Science/Math: Would you rather have your height in a stack of nickels or
a line of quarters laid side-by-side? How much money would you get each
way? Make a graph of the class' height as measured this way.
History: Whose pictures are on our American money? Who were these people?
History: America used to use gold for money. Study the California Gold Rush.
Why did we stop using gold as money?
Language Arts: Children might enjoy comparing this video to the original
book of Alexander Who Used to Be Rich Last Sunday by Judith Viorst (Aladdin
Books, ISBN 0-689-71199-9). This book was originally published in 1978.
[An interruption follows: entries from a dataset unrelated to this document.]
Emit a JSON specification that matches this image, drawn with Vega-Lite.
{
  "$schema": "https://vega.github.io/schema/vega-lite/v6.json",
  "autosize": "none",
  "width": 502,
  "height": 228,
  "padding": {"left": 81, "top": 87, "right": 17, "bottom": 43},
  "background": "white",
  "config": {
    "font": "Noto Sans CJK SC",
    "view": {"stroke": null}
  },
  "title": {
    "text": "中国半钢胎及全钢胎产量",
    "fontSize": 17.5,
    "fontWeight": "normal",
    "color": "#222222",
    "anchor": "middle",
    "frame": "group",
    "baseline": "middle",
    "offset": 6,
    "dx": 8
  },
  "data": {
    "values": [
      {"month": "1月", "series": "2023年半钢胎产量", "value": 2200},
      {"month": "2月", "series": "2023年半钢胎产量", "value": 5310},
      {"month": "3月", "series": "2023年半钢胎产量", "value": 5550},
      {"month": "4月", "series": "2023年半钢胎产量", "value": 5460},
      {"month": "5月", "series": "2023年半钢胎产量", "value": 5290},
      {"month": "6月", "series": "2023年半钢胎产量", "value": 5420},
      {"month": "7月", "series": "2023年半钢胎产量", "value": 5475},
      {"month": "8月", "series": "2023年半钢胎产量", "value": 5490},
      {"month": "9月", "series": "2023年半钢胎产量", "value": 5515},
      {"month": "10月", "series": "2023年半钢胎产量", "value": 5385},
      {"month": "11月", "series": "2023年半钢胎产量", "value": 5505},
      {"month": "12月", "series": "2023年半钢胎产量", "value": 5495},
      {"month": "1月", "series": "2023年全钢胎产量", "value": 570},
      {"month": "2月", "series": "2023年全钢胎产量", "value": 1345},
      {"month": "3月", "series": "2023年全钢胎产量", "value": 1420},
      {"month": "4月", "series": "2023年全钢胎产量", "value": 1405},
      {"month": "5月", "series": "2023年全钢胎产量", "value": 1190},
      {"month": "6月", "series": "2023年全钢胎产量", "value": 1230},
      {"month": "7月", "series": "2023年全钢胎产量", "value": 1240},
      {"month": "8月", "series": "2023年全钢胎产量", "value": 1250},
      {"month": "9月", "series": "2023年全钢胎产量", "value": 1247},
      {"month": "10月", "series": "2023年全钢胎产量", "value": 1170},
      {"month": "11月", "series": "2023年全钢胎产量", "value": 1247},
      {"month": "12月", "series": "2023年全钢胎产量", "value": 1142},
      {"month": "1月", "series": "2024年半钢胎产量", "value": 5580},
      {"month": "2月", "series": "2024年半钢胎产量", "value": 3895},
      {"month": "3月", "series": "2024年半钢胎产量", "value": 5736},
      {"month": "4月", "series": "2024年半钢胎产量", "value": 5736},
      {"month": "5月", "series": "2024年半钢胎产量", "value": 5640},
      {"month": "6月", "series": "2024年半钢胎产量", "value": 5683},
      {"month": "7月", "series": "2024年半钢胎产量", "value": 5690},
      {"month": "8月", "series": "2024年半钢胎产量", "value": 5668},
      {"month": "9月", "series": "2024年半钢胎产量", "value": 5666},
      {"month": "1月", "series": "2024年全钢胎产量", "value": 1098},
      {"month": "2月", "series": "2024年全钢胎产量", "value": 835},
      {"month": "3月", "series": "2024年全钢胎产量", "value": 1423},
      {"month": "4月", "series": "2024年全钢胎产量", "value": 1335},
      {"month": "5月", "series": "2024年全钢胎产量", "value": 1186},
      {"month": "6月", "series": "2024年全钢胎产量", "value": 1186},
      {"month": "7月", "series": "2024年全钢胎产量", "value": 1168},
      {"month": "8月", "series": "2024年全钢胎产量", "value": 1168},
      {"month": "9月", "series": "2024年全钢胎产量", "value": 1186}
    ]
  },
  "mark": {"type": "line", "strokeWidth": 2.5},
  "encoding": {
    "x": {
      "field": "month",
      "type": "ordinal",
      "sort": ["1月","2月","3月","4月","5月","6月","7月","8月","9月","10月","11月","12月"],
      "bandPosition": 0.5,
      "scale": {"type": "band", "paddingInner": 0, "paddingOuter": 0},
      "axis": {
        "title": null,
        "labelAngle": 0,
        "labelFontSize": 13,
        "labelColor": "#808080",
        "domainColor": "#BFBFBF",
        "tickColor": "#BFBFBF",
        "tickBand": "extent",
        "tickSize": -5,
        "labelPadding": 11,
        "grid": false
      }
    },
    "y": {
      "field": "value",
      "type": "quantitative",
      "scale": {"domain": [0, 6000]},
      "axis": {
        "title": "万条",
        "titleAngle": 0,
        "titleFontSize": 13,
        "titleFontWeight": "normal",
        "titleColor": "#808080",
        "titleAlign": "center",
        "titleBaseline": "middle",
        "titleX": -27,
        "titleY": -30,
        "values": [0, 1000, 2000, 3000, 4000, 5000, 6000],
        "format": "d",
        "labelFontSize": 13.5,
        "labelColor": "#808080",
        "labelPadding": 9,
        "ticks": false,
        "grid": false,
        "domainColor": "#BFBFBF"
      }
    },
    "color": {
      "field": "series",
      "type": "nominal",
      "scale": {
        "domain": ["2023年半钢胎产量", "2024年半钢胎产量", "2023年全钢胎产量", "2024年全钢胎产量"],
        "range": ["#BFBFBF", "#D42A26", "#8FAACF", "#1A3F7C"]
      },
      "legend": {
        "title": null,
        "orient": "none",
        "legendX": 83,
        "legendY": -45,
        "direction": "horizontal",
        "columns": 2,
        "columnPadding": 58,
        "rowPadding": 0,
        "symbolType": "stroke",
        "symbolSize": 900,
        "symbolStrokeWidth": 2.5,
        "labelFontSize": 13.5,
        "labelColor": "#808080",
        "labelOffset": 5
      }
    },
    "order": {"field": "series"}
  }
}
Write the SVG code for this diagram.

At the time, Alexander only got $1.00 from his grandparents and everything
cost a great deal less! How are the book and video the same? How are they
different?
Language Arts: The Go-Around Dollar by Barbara Johnston Adams (Simon &
Shuster, ISBN 0-02-700031-1) is the story of a dollar bill as it travels
from hand to hand. There are lots of neat facts interwoven in the story,
such as how long a bill stays in circulation, how much it weighs, how it
is made.
Language Arts: Pigs Will Be Pigs by Amy Axelrod (Simon & Shuster, ISBN
0-02-765415-X) has pigs adding, subtracting, multiplying and dividing their
money to satisfy their pig cravings for food.
Language Arts: "Smart" by Shel Silverstein is a poem about a young
boy who thinks he is pretty clever when he swaps one dollar for two shiny
quarters "'cause two is more than one!" It's all downhill from
there! Children enjoy pointing out the errors of the young boy's thinking.
Writing: If someone gave you $5.00 as a gift, what would you do with it?